** BEGIN Given material **

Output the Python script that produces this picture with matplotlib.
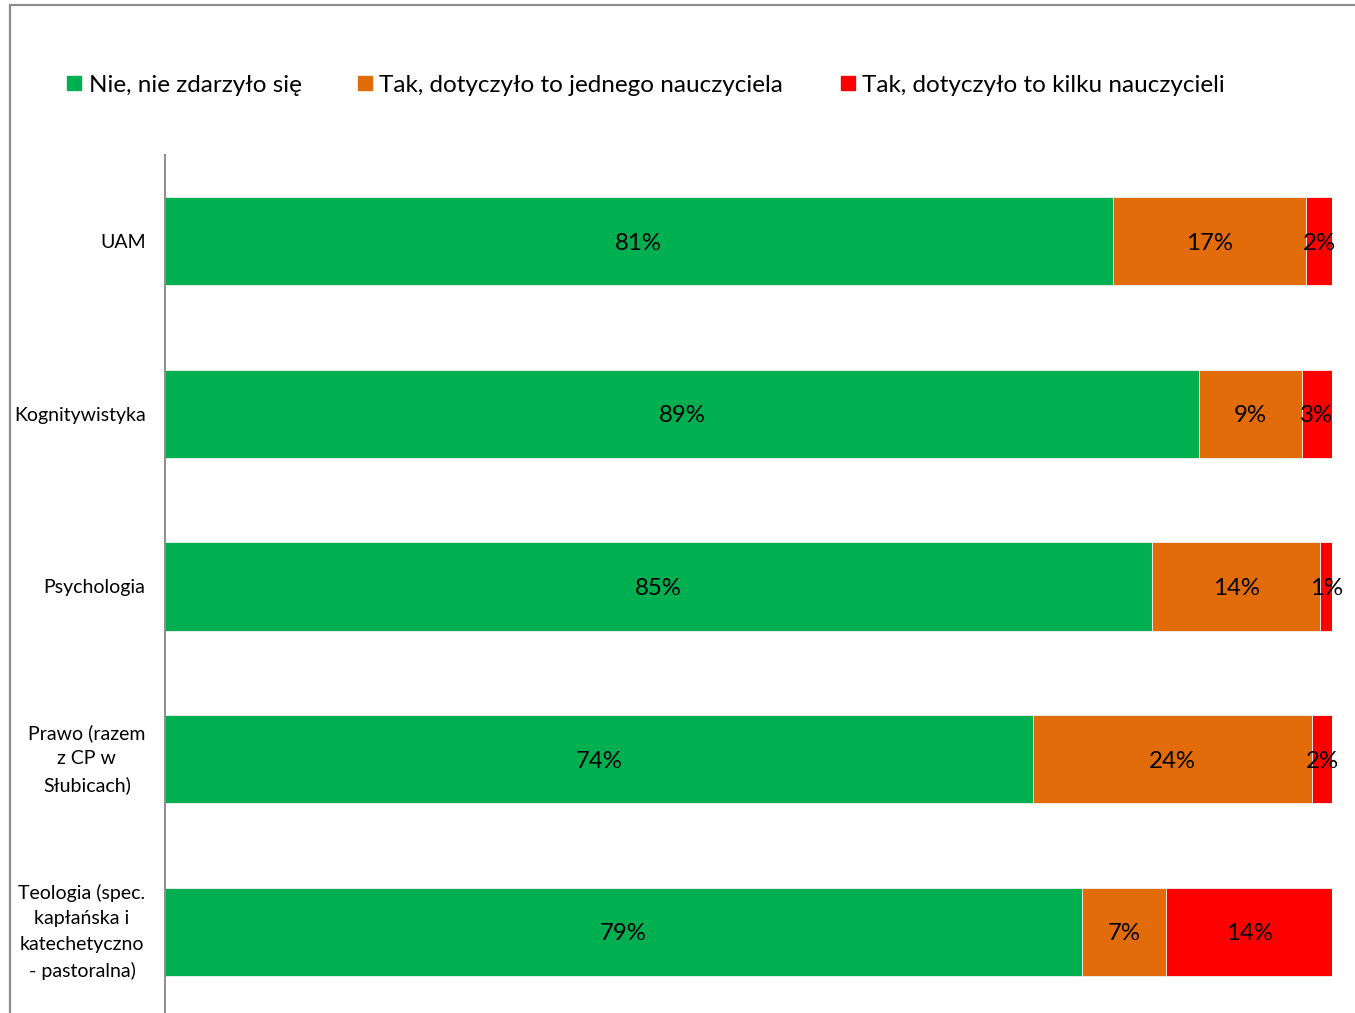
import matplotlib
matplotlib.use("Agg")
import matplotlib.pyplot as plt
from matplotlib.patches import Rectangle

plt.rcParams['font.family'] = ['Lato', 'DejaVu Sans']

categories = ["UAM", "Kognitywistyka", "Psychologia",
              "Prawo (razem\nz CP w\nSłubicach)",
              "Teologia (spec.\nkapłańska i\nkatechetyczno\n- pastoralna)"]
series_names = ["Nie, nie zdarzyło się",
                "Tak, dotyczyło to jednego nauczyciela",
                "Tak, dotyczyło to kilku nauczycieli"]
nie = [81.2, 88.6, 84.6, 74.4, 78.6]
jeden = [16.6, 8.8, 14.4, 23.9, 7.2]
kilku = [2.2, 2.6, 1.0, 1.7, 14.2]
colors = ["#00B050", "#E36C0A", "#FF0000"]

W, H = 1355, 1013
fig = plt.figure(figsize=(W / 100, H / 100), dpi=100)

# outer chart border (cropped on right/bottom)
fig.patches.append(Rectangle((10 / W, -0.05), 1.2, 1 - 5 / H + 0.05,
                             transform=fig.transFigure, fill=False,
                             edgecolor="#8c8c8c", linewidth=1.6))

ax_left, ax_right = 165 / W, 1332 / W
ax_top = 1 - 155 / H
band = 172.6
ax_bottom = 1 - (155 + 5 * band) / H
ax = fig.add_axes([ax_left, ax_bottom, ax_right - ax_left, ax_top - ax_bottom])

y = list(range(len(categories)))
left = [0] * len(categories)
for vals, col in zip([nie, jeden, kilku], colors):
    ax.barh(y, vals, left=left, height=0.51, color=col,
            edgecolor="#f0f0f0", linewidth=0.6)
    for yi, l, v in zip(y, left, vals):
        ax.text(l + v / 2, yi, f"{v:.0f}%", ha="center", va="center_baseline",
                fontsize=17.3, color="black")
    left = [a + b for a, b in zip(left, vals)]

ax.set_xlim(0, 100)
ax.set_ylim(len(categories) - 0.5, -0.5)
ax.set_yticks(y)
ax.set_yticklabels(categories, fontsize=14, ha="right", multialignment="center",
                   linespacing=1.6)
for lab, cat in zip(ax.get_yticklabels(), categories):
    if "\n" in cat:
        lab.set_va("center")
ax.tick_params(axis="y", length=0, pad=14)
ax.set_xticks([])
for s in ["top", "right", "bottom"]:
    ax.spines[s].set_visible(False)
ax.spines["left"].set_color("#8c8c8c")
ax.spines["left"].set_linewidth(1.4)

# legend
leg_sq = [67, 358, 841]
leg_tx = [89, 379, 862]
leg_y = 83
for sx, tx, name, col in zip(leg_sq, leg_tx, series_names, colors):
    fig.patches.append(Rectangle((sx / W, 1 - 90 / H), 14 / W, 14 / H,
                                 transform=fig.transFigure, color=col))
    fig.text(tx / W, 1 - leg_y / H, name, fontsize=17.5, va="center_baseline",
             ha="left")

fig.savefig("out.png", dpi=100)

** END Given material **

> **Task directions**: Produce an exact copy of each line of data, skipping embedded images.

> **Task answer**:
Output the Python script that produces this picture with matplotlib.
import matplotlib
matplotlib.use("Agg")
import matplotlib.pyplot as plt
from matplotlib.patches import Rectangle

plt.rcParams['font.family'] = ['Lato', 'DejaVu Sans']

categories = ["UAM", "Kognitywistyka", "Psychologia",
              "Prawo (razem\nz CP w\nSłubicach)",
              "Teologia (spec.\nkapłańska i\nkatechetyczno\n- pastoralna)"]
series_names = ["Nie, nie zdarzyło się",
                "Tak, dotyczyło to jednego nauczyciela",
                "Tak, dotyczyło to kilku nauczycieli"]
nie = [81.2, 88.6, 84.6, 74.4, 78.6]
jeden = [16.6, 8.8, 14.4, 23.9, 7.2]
kilku = [2.2, 2.6, 1.0, 1.7, 14.2]
colors = ["#00B050", "#E36C0A", "#FF0000"]

W, H = 1355, 1013
fig = plt.figure(figsize=(W / 100, H / 100), dpi=100)

# outer chart border (cropped on right/bottom)
fig.patches.append(Rectangle((10 / W, -0.05), 1.2, 1 - 5 / H + 0.05,
                             transform=fig.transFigure, fill=False,
                             edgecolor="#8c8c8c", linewidth=1.6))

ax_left, ax_right = 165 / W, 1332 / W
ax_top = 1 - 155 / H
band = 172.6
ax_bottom = 1 - (155 + 5 * band) / H
ax = fig.add_axes([ax_left, ax_bottom, ax_right - ax_left, ax_top - ax_bottom])

y = list(range(len(categories)))
left = [0] * len(categories)
for vals, col in zip([nie, jeden, kilku], colors):
    ax.barh(y, vals, left=left, height=0.51, color=col,
            edgecolor="#f0f0f0", linewidth=0.6)
    for yi, l, v in zip(y, left, vals):
        ax.text(l + v / 2, yi, f"{v:.0f}%", ha="center", va="center_baseline",
                fontsize=17.3, color="black")
    left = [a + b for a, b in zip(left, vals)]

ax.set_xlim(0, 100)
ax.set_ylim(len(categories) - 0.5, -0.5)
ax.set_yticks(y)
ax.set_yticklabels(categories, fontsize=14, ha="right", multialignment="center",
                   linespacing=1.6)
for lab, cat in zip(ax.get_yticklabels(), categories):
    if "\n" in cat:
        lab.set_va("center")
ax.tick_params(axis="y", length=0, pad=14)
ax.set_xticks([])
for s in ["top", "right", "bottom"]:
    ax.spines[s].set_visible(False)
ax.spines["left"].set_color("#8c8c8c")
ax.spines["left"].set_linewidth(1.4)

# legend
leg_sq = [67, 358, 841]
leg_tx = [89, 379, 862]
leg_y = 83
for sx, tx, name, col in zip(leg_sq, leg_tx, series_names, colors):
    fig.patches.append(Rectangle((sx / W, 1 - 90 / H), 14 / W, 14 / H,
                                 transform=fig.transFigure, color=col))
    fig.text(tx / W, 1 - leg_y / H, name, fontsize=17.5, va="center_baseline",
             ha="left")

fig.savefig("out.png", dpi=100)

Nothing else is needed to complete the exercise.